Good with coffee! I've always been confused about the name of this 'poeding', because
malva means
geranium in Afrikaans, and there's no connection that I can see. According to
Wikipedia it comes from the name of a wine; or a woman. Neither sounds convincing to me, but
here's the recipe.It's an old-fashioned recipe, so there's more butter and cream in it than you should probably eat in one go. It also contains apricot jam, which is apparently the staple ingredient in South African baking.
I checked my copies of
Tafel-Vreugde (1920) and
Lekkerkos (1945) for older versions of the recipe, but no luck. Perhaps it was called something else then.
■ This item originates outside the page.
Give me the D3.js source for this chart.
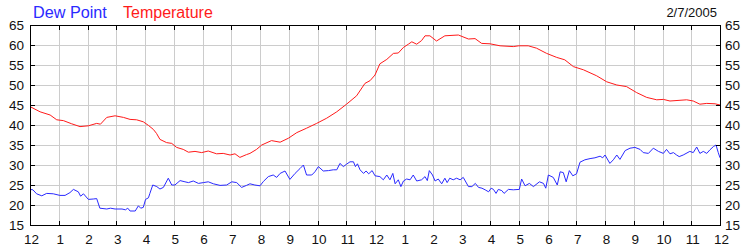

I found recipes for 'Maanligpoeding', 'Plumpoeding', 'Goedkoop Poeding', 'Macaronipoeding', 'Slappoeding', 'Polisiepoeding', 'Ertappelpoeding',* and a few recipes for something called 'blamaans' - blancmange? The spelling is pretty random in these old books, and also just pretty. A lot of words don't make sense until you say them out loud and realise they're English words, written in Afrikaans.
I'm going to have to try some of them.
*Moonlight pudding; Plum pudding, obviously; Cheap pudding; Macaroni pudding, yuck; Sloppy pudding; Police pudding; Potato pudding, also yuck, I should think.